For a decade from 2005-2014, Lou Holtz and Mark May were paired as analysts on ESPN’s College Football Final (May was actually there since 2001, Holtz joined in 2005). Now, they’re partnering again for college football analysis, releasing just an incredible number of videos over the last couple of months for an app/website called “The Crowd’s Line,” which has a “Compete in our FREE College Football Contests With Lou Holtz and Mark May!” banner. By our count, there are 112 of these videos with Holtz, May and host Kevin Trimble currently on YouTube (most have all of them, a couple of those clips have just Holtz or May); there’s an hour-plus College Football Show each week, and it’s then cut into every conceivable part, such as a breakdown of each particular matchup. But there aren’t many people watching.
Here’s a recent example of this, a two-minute Colorado-Washington preview posted Wednesday night with a staggering 12 views by Thursday morning:
Of course, the cutting into chunks strategy seems to have some merits. The most-watched Holtz and May video on there is this two-minute Texas-A&M Alabama preview from Week 4, with 19,508 views as of Thursday morning. (By contrast, the full show from that week had 852 views.) Second is this four-minute Michigan-Notre Dame one from Aug. 30, clocking in with 17,904 views as of Thursday morning. By contrast, the full show from that week (Week 1) has pulled in 4,937 views.
However, thousands of views are far more the exception than the rule for this show, as the YouTube numbers illustrate. (And yes, these videos have sometimes been distributed on Twitter and other platforms too, so the YouTube numbers aren’t necessarily all-inclusive, but they provide an example of how much of an impact this is making.) Only eight of the 112 clips/shows have seen over 5,000 views on YouTube, and only one of those is a full show (Week 7).
The others are four Notre Dame previews (Holtz used to coach there, you know, as you’ll be regularly reminded if you watch him), that Texas A&M-Alabama preview, a preview of Ohio State-TCU, and a preview of South Carolina-Kentucky. Meanwhile, only 17 of the 112 clips/shows have pulled in at least 1,000 views, and 44 of the clips/shows have been watched less than 100 times. (And consider that some of those views may be from the same people returning to a clip later, perhaps making the audience even smaller.)
It should be noted that some of this is about the channel, not the content. The Crowd’s Line only has 688 YouTube subscribers and 1,989 Twitter followers, and while Holtz (152,000 followers) and May (90,000 followers) both have bigger followings than that, their approach to promoting Crowd’s Line content has been scattershot at best.

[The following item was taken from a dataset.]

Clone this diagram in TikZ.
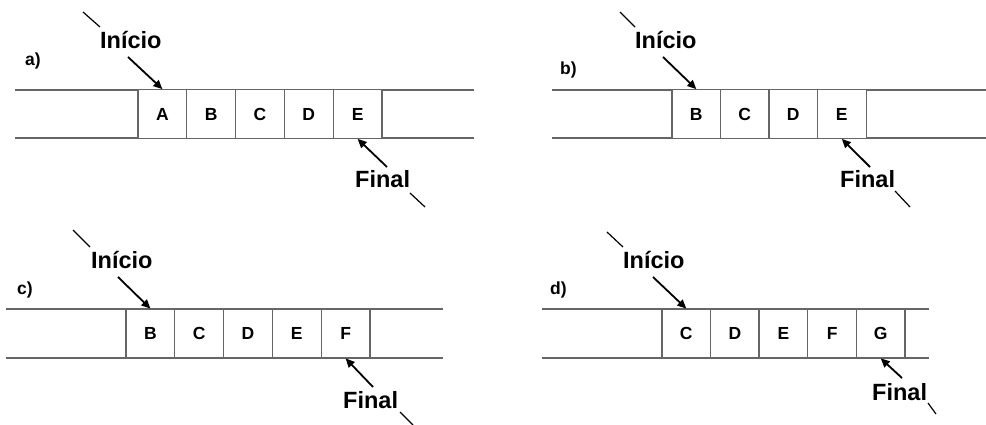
\documentclass[tikz,border=0pt]{standalone}
\usepackage{fontspec}
\setmainfont{Liberation Sans}
\usetikzlibrary{arrows.meta}
\begin{document}
\begin{tikzpicture}[x=1pt,y=-1pt,
 rail/.style={draw=black!60,line width=1.3pt},
 cell/.style={draw=black!60,fill=white,line width=1.3pt,minimum width=48.8pt,minimum height=48.5pt,inner sep=0,font=\bfseries\fontsize{17.5}{17.5}\selectfont},
 lbl/.style={anchor=base west,inner sep=0,font=\bfseries\fontsize{23.5}{23.5}\selectfont},
 tag/.style={anchor=base west,inner sep=0,font=\bfseries\fontsize{17.5}{17.5}\selectfont},
 ptr/.style={-{Triangle[length=9pt,width=8pt]},line width=1.8pt},
 tick/.style={line width=1.2pt}]
\useasboundingbox (0,0) rectangle (986,425);

% ---------- a ----------
\coordinate (aL1) at (15,90); \coordinate (aR1) at (474,90);
\coordinate (aL2) at (15,138); \coordinate (aR2) at (474,138);
\draw[rail] (aL1) -- (aR1); \draw[rail] (aL2) -- (aR2);
\node[cell] (a1) at (162.4,114) {A};
\node[cell] (a2) at (211.2,114) {B};
\node[cell] (a3) at (260.0,114) {C};
\node[cell] (a4) at (308.8,114) {D};
\node[cell] (a5) at (357.6,114) {E};
\node[tag] (atag) at (25,66) {a)};
\node[lbl] (aini) at (100,49) {Início};
\node[lbl] (afin) at (355,188) {Final};
\coordinate (ais1) at (83,12); \coordinate (ais2) at (100,27);
\coordinate (aia) at (128,57);
\coordinate (afa) at (387,167);
\coordinate (afs1) at (410,193); \coordinate (afs2) at (425,207);
\draw[tick] (ais1) -- (ais2);
\draw[ptr] (aia) -- (a1.north);
\draw[ptr] (afa) -- (a5.south);
\draw[tick] (afs1) -- (afs2);

% ---------- b ----------
\coordinate (bL1) at (552,90); \coordinate (bR1) at (986,90);
\coordinate (bL2) at (552,138); \coordinate (bR2) at (986,138);
\draw[rail] (bL1) -- (bR1); \draw[rail] (bL2) -- (bR2);
\node[cell] (b1) at (696.3,114) {B};
\node[cell] (b2) at (744.8,114) {C};
\node[cell] (b3) at (793.3,114) {D};
\node[cell] (b4) at (841.8,114) {E};
\node[tag] (btag) at (560,75) {b)};
\node[lbl] (bini) at (635,49) {Início};
\node[lbl] (bfin) at (840,188) {Final};
\coordinate (bis1) at (620,12); \coordinate (bis2) at (635,27);
\coordinate (bia) at (663,57);
\coordinate (bfa) at (870,167);
\coordinate (bfs1) at (895,191); \coordinate (bfs2) at (910,207);
\draw[tick] (bis1) -- (bis2);
\draw[ptr] (bia) -- (b1.north);
\draw[ptr] (bfa) -- (b4.south);
\draw[tick] (bfs1) -- (bfs2);

% ---------- c ----------
\coordinate (cL1) at (6,309); \coordinate (cR1) at (443,309);
\coordinate (cL2) at (6,358); \coordinate (cR2) at (443,358);
\draw[rail] (cL1) -- (cR1); \draw[rail] (cL2) -- (cR2);
\node[cell] (c1) at (150.4,333.5) {B};
\node[cell] (c2) at (199.2,333.5) {C};
\node[cell] (c3) at (248.0,333.5) {D};
\node[cell] (c4) at (296.8,333.5) {E};
\node[cell] (c5) at (345.6,333.5) {F};
\node[tag] (ctag) at (17,294) {c)};
\node[lbl] (cini) at (91,268) {Início};
\node[lbl] (cfin) at (343,408) {Final};
\coordinate (cis1) at (73,230); \coordinate (cis2) at (90,247);
\coordinate (cia) at (118,277);
\coordinate (cfa) at (373,387);
\coordinate (cfs1) at (400,412); \coordinate (cfs2) at (413,425);
\draw[tick] (cis1) -- (cis2);
\draw[ptr] (cia) -- (c1.north);
\draw[ptr] (cfa) -- (c5.south);
\draw[tick] (cfs1) -- (cfs2);

% ---------- d ----------
\coordinate (dL1) at (542,309); \coordinate (dR1) at (929,309);
\coordinate (dL2) at (542,358); \coordinate (dR2) at (929,358);
\draw[rail] (dL1) -- (dR1); \draw[rail] (dL2) -- (dR2);
\node[cell] (d1) at (686.3,333.5) {C};
\node[cell] (d2) at (734.9,333.5) {D};
\node[cell] (d3) at (783.5,333.5) {E};
\node[cell] (d4) at (832.1,333.5) {F};
\node[cell] (d5) at (880.7,333.5) {G};
\node[tag] (dtag) at (550,294) {d)};
\node[lbl] (dini) at (623,268) {Início};
\node[lbl] (dfin) at (872,400) {Final};
\coordinate (dis1) at (607,232); \coordinate (dis2) at (623,247);
\coordinate (dia) at (653,277);
\coordinate (dfa) at (902,378);
\coordinate (dfs1) at (928,403); \coordinate (dfs2) at (936,414);
\draw[tick] (dis1) -- (dis2);
\draw[ptr] (dia) -- (d1.north);
\draw[ptr] (dfa) -- (d5.south);
\draw[tick] (dfs1) -- (dfs2);
\end{tikzpicture}
\end{document}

Holtz has put The Crowd’s Line’s website in his bio and has tagged their Twitter account repeatedly, but hasn’t tweeted a link to a clip or the website since September (he did once quote-retweet someone listening to their podcast, and he did retweet the main account’s full episode links a couple of times last month, but that’s about it). May has at least plugged the website repeatedly and straight retweeted a couple of clips, but he’s not going all out on promoting this either.
And yes, this would likely draw a lot more viewers with identical content but a bigger platform, and yes, even these relatively-small viewership numbers may be a success for The Crowd’s Line. At the least, they’ve made some people aware that they exist. But at the same time, it’s rather fascinating to see Holtz and May doing much of what they were doing at ESPN, bantering back and forth about games weekly, but doing so for an audience that’s so much smaller.
And that maybe speaks to where those personalities are in 2018; there’s a reason their last College Football Final debate was in 2014. Holtz appeared to leave of his own volition after that season, but he was 78 at the time (he’s 81 now), and while it’s possible ESPN might have kept him around longer if he’d wanted to stay, it’s far from a sure thing given all the criticism his analysis brought in the last few years. And May’s long–running cartoonish Ohio State bashing (and other dumb comments posing as analysis) eventually proved more trouble than it was worth, with ESPN deciding to move on from him on College Football Final as well after Holtz’s retirement, creating much rejoicing in the college football community.
Replacements Adnan Virk, Joey Galloway, Danny Kanell (2015-16) and Jesse Palmer (2017-present) have drawn some criticism at times as well, but the general reaction to them seems much more positive than it was for Holtz and May (especially during the last few years of their tenure together). And there’s a reason ESPN barely used May after they took him off College Football Final. (He was eventually let go in last April’s layoffs.) But hey, if people out there are pining for May and Holtz, they now have that option. And it looks like a thousand or so people are doing that each week.